Die „Alternative für Deutschland“ ist vor zwei Jahren aus dem Nichts aufgetaucht. Sie hat den Einzug in den Bundestag knapp verfehlt, ist jedoch in drei ostdeutsche Landtage und ins Europäische Parlament eingezogen. Aus einem „Professoren-Verein“, der gegen die Währungsunion kämpfte, ist eine Protestpartei geworden, die mit Erfolg in den Revieren sogenannter etablierter Parteien wildert.
Noch ist nicht entschieden, ob sich die AfD rechts von der Mitte auf Dauer behaupten kann. Sie befindet sich inmitten jenes Häutungsprozesses, den jede neue Partei durchmacht und der sowohl in den Untergang (siehe die „Piraten“) als auch auf einen Stammplatz im Bundestag führen kann.
Die Chancen der AfD sind besser denn je
Die AfD ist eine streitlustige und zerstrittene, auch von Sektierern und Querulanten bevölkerte Partei, die weder ein klares Programm noch berechenbare Führungsstrukturen hat. Sie ist ein Sammelbecken für nationalkonservative, rechtsliberale, Euro-kritische, enttäuschte Bürger, die ein diffuses Gefühl des Unbehagens über die vorherrschende Politik eint und die sich im politischen System nicht mehr vertreten fühlen.

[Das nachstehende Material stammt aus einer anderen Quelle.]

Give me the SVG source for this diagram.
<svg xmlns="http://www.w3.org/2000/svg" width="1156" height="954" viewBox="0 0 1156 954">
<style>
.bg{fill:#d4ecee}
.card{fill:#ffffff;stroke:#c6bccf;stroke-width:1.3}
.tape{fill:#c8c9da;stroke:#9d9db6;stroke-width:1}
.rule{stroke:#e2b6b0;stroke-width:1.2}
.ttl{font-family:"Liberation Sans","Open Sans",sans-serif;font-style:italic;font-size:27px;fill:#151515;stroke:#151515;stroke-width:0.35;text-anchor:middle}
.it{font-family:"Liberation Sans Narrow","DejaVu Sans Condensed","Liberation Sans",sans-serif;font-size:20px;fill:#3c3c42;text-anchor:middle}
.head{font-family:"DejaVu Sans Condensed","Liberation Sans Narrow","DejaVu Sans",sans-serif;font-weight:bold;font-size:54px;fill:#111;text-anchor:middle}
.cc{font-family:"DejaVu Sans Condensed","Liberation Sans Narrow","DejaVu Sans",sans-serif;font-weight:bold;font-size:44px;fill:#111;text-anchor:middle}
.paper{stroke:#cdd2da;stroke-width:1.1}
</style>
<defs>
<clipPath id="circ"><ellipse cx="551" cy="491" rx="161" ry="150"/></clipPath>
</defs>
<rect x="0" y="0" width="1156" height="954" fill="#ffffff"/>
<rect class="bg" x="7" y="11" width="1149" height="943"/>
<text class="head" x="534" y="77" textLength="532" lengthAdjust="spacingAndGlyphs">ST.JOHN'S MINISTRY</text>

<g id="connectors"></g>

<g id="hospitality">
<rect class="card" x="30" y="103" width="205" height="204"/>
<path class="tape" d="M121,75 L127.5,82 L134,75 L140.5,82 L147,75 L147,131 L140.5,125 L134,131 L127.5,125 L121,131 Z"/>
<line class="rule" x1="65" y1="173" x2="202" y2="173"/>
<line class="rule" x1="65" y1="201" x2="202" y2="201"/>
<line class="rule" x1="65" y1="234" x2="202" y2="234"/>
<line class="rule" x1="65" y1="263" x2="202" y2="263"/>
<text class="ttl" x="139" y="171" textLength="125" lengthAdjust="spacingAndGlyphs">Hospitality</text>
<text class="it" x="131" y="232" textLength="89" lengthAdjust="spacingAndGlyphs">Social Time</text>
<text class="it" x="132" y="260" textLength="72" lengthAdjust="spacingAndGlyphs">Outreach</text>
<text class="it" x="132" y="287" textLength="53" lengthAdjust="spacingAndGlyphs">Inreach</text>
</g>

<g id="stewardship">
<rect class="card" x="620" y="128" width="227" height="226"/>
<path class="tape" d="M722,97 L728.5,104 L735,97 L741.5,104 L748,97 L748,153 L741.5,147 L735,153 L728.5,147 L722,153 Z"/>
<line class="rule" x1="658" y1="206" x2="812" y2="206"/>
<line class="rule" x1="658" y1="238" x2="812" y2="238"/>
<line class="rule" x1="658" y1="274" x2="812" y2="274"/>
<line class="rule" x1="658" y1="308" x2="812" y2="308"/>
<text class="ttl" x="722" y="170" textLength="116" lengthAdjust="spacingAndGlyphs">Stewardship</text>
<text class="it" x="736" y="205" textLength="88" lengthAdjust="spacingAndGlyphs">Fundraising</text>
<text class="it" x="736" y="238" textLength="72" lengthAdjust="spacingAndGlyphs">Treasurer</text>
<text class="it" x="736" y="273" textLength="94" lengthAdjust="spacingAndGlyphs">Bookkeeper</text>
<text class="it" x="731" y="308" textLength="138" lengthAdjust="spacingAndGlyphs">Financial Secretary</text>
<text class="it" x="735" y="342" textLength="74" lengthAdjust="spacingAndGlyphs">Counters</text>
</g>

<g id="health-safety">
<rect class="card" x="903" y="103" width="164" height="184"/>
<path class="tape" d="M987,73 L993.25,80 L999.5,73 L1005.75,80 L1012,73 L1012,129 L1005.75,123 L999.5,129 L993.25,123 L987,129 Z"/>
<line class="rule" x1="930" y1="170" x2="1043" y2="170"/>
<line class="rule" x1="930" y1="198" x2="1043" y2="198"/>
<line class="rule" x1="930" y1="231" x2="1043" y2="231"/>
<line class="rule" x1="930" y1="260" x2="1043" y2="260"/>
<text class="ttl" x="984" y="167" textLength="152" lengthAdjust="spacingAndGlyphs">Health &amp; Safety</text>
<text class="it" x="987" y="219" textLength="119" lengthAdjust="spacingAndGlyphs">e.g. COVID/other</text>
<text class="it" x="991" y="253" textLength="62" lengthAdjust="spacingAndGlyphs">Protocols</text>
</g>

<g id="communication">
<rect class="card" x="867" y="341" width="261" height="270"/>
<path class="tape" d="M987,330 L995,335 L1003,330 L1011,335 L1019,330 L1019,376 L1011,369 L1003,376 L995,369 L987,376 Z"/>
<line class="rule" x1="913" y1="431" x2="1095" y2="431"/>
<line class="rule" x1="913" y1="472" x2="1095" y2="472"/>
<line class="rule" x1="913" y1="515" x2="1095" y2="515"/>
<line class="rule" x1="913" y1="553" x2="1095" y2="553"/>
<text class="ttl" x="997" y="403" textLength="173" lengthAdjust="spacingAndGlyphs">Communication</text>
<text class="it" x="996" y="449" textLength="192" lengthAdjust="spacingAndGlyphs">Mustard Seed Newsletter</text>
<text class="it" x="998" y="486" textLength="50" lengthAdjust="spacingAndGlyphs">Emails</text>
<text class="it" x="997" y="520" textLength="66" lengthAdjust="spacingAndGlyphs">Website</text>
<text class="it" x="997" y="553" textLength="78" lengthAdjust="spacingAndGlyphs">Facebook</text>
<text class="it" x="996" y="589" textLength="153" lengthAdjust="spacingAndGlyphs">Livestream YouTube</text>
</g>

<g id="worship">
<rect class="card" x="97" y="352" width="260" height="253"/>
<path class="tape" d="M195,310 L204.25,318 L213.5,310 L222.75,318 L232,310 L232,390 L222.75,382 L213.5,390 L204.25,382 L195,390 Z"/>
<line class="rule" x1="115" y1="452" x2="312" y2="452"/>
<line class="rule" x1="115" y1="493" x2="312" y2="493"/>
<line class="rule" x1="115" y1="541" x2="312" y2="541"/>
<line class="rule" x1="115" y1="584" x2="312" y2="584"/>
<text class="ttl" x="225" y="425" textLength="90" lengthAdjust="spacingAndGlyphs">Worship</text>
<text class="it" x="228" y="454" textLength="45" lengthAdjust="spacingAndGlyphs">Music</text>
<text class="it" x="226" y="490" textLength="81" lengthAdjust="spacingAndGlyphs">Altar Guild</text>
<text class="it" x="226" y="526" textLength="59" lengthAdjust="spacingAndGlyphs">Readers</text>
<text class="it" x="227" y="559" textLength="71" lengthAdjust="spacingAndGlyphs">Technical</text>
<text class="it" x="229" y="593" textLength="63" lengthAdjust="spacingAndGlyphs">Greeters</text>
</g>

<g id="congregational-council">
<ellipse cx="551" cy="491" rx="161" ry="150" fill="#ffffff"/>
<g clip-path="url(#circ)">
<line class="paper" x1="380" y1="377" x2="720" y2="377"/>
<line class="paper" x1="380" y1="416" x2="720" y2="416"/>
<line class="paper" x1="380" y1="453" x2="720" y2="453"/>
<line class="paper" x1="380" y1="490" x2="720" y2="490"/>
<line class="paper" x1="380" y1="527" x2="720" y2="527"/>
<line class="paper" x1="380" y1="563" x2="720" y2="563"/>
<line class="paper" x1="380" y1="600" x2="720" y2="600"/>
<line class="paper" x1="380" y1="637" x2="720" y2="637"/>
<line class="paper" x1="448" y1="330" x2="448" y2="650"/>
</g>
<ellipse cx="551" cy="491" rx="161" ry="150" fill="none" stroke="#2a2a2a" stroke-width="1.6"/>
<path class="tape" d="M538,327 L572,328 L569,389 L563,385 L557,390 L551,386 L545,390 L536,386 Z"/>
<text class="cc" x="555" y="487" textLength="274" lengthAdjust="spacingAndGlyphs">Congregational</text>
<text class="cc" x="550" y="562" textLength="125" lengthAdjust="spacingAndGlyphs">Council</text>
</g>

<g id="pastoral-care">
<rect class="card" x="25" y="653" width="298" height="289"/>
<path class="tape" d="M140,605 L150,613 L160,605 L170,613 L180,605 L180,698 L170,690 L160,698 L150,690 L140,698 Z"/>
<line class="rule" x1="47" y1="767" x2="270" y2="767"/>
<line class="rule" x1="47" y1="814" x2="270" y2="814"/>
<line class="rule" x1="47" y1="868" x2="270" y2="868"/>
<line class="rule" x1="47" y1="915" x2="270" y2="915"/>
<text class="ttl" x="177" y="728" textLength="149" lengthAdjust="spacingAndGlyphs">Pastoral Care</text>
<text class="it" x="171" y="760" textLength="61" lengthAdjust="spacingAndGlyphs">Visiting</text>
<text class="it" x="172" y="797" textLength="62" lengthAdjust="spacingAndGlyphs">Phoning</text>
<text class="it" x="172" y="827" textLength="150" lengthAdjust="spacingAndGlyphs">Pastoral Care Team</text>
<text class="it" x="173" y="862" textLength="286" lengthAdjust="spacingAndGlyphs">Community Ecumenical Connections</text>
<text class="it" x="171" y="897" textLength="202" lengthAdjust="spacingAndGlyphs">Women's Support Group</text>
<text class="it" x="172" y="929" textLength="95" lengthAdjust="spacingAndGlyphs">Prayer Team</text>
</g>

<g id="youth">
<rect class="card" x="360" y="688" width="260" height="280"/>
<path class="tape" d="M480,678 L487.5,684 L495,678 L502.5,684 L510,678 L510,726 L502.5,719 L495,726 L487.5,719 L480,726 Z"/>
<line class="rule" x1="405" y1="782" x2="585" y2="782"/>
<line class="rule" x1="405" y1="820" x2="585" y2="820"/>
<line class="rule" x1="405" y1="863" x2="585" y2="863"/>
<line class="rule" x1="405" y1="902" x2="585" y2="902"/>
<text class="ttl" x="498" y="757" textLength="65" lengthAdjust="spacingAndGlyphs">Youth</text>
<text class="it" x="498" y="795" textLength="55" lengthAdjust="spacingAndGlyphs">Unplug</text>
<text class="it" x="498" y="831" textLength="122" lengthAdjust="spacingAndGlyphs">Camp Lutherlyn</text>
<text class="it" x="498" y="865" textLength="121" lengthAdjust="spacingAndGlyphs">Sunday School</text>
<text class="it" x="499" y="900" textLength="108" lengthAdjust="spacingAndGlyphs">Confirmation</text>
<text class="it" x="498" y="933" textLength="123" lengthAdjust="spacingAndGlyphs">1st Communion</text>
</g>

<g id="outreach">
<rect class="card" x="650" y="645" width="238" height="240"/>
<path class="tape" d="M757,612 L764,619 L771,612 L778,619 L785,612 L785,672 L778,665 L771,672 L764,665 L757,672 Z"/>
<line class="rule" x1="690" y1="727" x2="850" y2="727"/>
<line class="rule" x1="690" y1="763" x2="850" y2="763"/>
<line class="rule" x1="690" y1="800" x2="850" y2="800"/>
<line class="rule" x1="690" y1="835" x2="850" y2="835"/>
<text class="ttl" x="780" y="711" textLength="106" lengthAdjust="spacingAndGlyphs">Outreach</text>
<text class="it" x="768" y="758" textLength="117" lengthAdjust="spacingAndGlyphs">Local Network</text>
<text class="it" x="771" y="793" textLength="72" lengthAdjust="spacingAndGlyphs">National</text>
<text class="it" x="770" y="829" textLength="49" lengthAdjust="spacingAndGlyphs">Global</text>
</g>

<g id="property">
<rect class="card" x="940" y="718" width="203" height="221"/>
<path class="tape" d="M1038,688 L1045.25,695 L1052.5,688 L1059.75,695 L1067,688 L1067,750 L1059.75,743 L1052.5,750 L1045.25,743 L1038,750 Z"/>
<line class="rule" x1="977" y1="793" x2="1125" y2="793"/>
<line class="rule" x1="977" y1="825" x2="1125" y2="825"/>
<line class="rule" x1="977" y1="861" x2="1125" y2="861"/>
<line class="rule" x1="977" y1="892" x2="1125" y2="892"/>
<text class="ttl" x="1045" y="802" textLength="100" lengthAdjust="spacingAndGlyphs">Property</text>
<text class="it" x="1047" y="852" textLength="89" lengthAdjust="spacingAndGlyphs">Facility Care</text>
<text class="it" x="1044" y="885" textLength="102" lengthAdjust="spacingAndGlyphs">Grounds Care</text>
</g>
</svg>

Die Pegida-Bewegung, die etliche Schnittmengen mit der AfD aufweist und deren islamfeindliche Stoßrichtung zumindest in Teilen der AfD auf offene Ohren stieß, hat sich ins Abseits demonstriert und ist am Implodieren. Die Chancen der „Alternative für Deutschland“, einen festen Platz im Parteiengefüge der Republik zu erobern, sind intakt und besser denn je – jedenfalls dann, wenn es bei der vom Parteitag beschlossenen Beförderung Bernd Luckes zum alleinigen Chef bleibt und das chaotische Hauen und Stechen beendet wird.
Der Wähler will nun mal wissen, wer für die Partei steht und redet. Sollte also Lucke, das bekannteste Gesicht der AfD, seinen Führungsanspruch durchsetzen und auch hinsichtlich des Kurses der Partei ein Mindestmaß an Geschlossenheit herstellen können, dann – und nur dann – ist mit der AfD auch in Zukunft zu rechnen.
Das Potenzial für eine Partei rechts der Union ist vorhanden
Das Wählerpotenzial für eine parlamentarische Kraft an der rechten Flanke von CDU und CSU ist ja vorhanden. Da ist der wachsende Verdruss vieler Bürger über die Politik und den Parteienstaat. Da ist der Ärger darüber, dass Meinungen jenseits der immer breiter gewordenen Konsenszone mit Etiketten wie „rechtsradikal“ abgetan und entsorgt werden. Da ist die Sorge, dass die Euro-Rettungspolitik die Ersparnisse aufzehrt. Da ist die Kritik daran, dass die Steuerpolitik Großkonzerne schont, die kleinen Leute und die Mittelständler hingegen schröpft. Da ist die Angst vor einer ungesteuerten Einwanderung und einem Verlust an Innerer Sicherheit. Da ist der Frust konservativer Menschen über die moderat-sozialdemokratische, dem Zeitgeist angepasste Politik Merkels. Und so weiter und so fort.
Man sieht: viel Stoff für eine Partei wie die AfD. Und warum sollte in der deutschen Parteienlandschaft kein Platz sein für eine gemäßigte rechte Partei? Die Demokratie ginge davon nicht unter; sie erträgt ja auch den „Populismus“ von Links.
Es ist Platz für eine gemäßigte Rechte, wohlgemerkt – nicht für eine, die im Stile Pegidas Fremdenfeindlichkeit schürt, antiwestliche Ressentiments bedient und am liebsten eine Mauer um Deutschland herum errichten würde. Die entscheidende Frage ist daher, ob die AfD mit Lucke den Weg einer Euro-kritischen, wirtschaftsliberalen, gesellschaftspolitisch konservativen Partei geht oder ins nationale Fahrwasser jener gerät, die es mit der Abgrenzung zu rechtsradikalen Positionen nicht so genau nehmen, kein weltoffenes, liberales Land wollen und im trüben rechten Sumpf fischen. Geschieht Letzteres, wird sich die AfD als kurzlebiges Phänomen erweisen.